RECORDS FOR PROCESSING ::
::::
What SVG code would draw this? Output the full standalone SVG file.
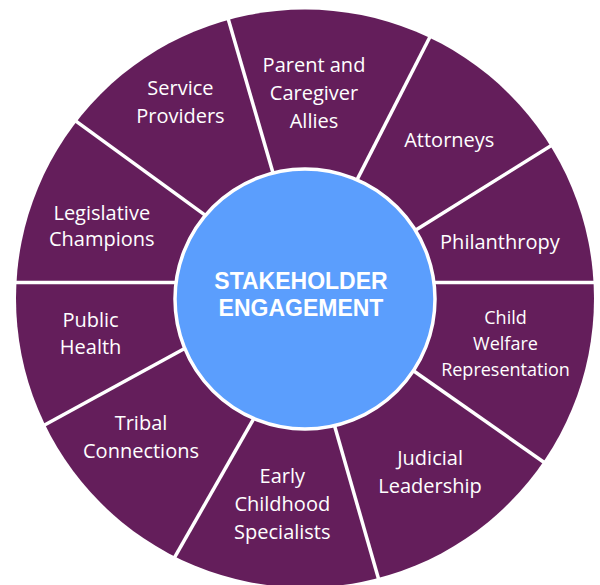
<svg xmlns="http://www.w3.org/2000/svg" width="600" height="585" viewBox="0 0 600 585">
<style>
.lbl{font-family:"Open Sans","Noto Sans","Liberation Sans",sans-serif;font-size:20px;fill:#ffffff;text-anchor:middle}
.sm{font-size:18px}
.ctr{font-family:"Liberation Sans",Arial,sans-serif;font-weight:bold;font-size:23px;fill:#ffffff;text-anchor:middle}
.div{stroke:#ffffff;stroke-width:3.5;fill:none}
</style>
<rect width="600" height="585" fill="#ffffff"/>
<g id="ring">
<circle cx="305" cy="298.5" r="289" fill="#641E5B"/>
</g>
<g id="dividers" class="div">
<line x1="273.9" y1="176" x2="226.4" y2="12.8"/>
<line x1="355.7" y1="182.4" x2="432.3" y2="32.2"/>
<line x1="413.8" y1="231.2" x2="554.9" y2="143.3"/>
<line x1="432" y1="282.5" x2="600" y2="282.5"/>
<line x1="0" y1="282.5" x2="178" y2="282.5"/>
<line x1="206.8" y1="216.4" x2="71.8" y2="118.1"/>
<line x1="186" y1="347.7" x2="40" y2="427.5"/>
<line x1="255.6" y1="415.3" x2="173.6" y2="559.2"/>
<line x1="333.4" y1="421.7" x2="379.8" y2="583.2"/>
<line x1="412" y1="369.7" x2="547.1" y2="464.5"/>
</g>
<g id="seg-service-providers">
<text class="lbl" x="180.4" y="95">Service</text>
<text class="lbl" x="180.4" y="122.6">Providers</text>
</g>
<g id="seg-parent-caregiver">
<text class="lbl" x="314" y="72.4">Parent and</text>
<text class="lbl" x="314" y="100">Caregiver</text>
<text class="lbl" x="314" y="127.6">Allies</text>
</g>
<g id="seg-attorneys">
<text class="lbl" x="449.3" y="147.2">Attorneys</text>
</g>
<g id="seg-philanthropy">
<text class="lbl" x="499.9" y="248.8">Philanthropy</text>
</g>
<g id="seg-child-welfare">
<text class="lbl sm" x="505.5" y="324.2">Child</text>
<text class="lbl sm" x="505.5" y="349.8">Welfare</text>
<text class="lbl sm" x="505.5" y="375.7">Representation</text>
</g>
<g id="seg-judicial">
<text class="lbl" x="430.1" y="465.4">Judicial</text>
<text class="lbl" x="430.1" y="492.7">Leadership</text>
</g>
<g id="seg-early-childhood">
<text class="lbl" x="282.3" y="483.4">Early</text>
<text class="lbl" x="282.3" y="510.9">Childhood</text>
<text class="lbl" x="282.3" y="538.5">Specialists</text>
</g>
<g id="seg-tribal">
<text class="lbl" x="141" y="430.2">Tribal</text>
<text class="lbl" x="141" y="457.8">Connections</text>
</g>
<g id="seg-public-health">
<text class="lbl" x="90.6" y="326.5">Public</text>
<text class="lbl" x="90.6" y="353.8">Health</text>
</g>
<g id="seg-legislative">
<text class="lbl" x="101.8" y="219.6">Legislative</text>
<text class="lbl" x="101.8" y="246.2">Champions</text>
</g>
<g id="center">
<circle cx="305" cy="299" r="130" fill="#5B9EFD" stroke="#ffffff" stroke-width="3.5"/>
<text class="ctr" x="301" y="289">STAKEHOLDER</text>
<text class="ctr" x="301" y="315.7">ENGAGEMENT</text>
</g>
</svg>
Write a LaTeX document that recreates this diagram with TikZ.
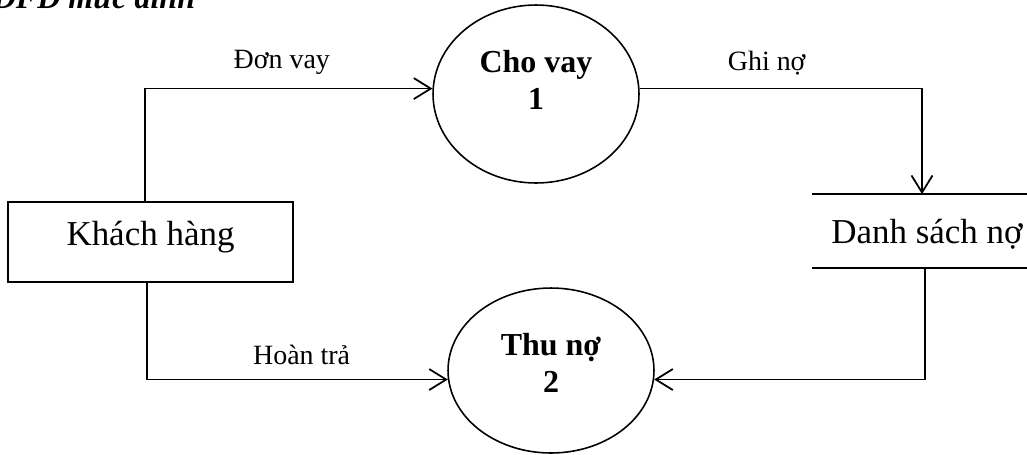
::::
TASK GOAL ::
In the listing above, find each line with the word "this" and copy it.

WORKED ANSWER ::
What SVG code would draw this? Output the full standalone SVG file.
Write a LaTeX document that recreates this diagram with TikZ.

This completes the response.